- Born: Robert Angelo Gastaldo December 31, 1950 (age 75)
- Education: Gettysburg College
- Scientific career
- Workplaces: Colby College

= Bob Gastaldo =

American geoscientist

Robert Angelo Gastaldo (born December 31, 1950) is an American geoscientist, paleontologist and sedimentologist. He was professor of geology at Colby College in Waterville, Maine, between 1999 and 2020.

Gastaldo regularly studies in South Africa. In 2023, he was studying fossils in Bethulie, in the country's Karoo region. The fossils are of the largest mass extinction ever, known as the Permian–Triassic extinction event (also known as the "Great Dying").

== Early life ==
Gastaldo is a graduate of Gettysburg College, where he was mentored by Professor Bill Darrah.

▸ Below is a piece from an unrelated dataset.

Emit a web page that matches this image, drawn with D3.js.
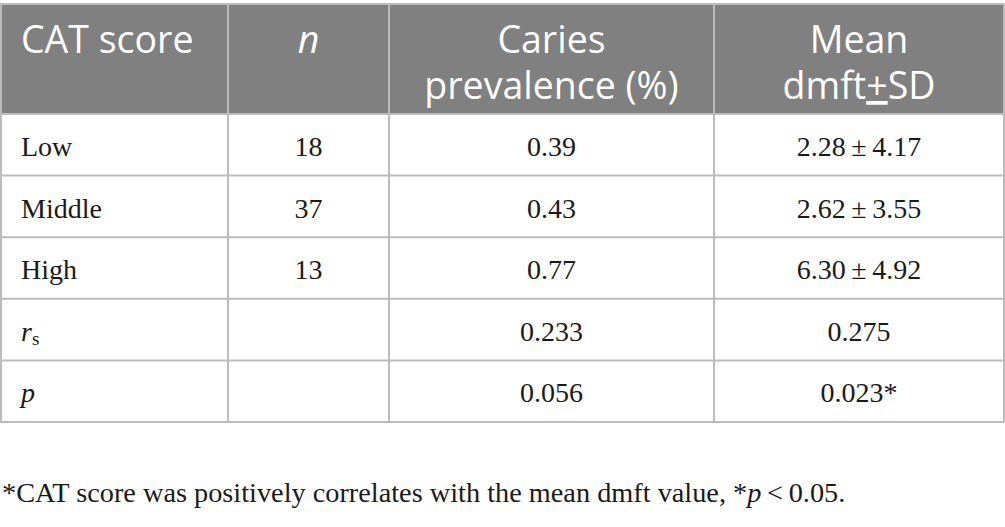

He obtained his Master of Science from Southern Illinois University in 1975. He received his Ph.D. from the same institution three years later.

== Recognition ==
In 2016, he was awarded the Gilbert H. Cady Award by the Energy Division of the Geological Society of America, for his contribution to the field of coal geology. He has also received two Fulbright awards.

== Television ==
He was a scientific script consultant on an upcoming episode of the PBS program Nova.

== Personal life ==
Gastaldo is married to Elvira Herman Gastaldo.

In 1994, Gastaldo was elected a fellow of the Geological Society of America, and an inaugural centennial fellow of the Paleontological Society in 2008.

Gastaldo is a member of Sigma Xi, the Scientific Research Honor Society.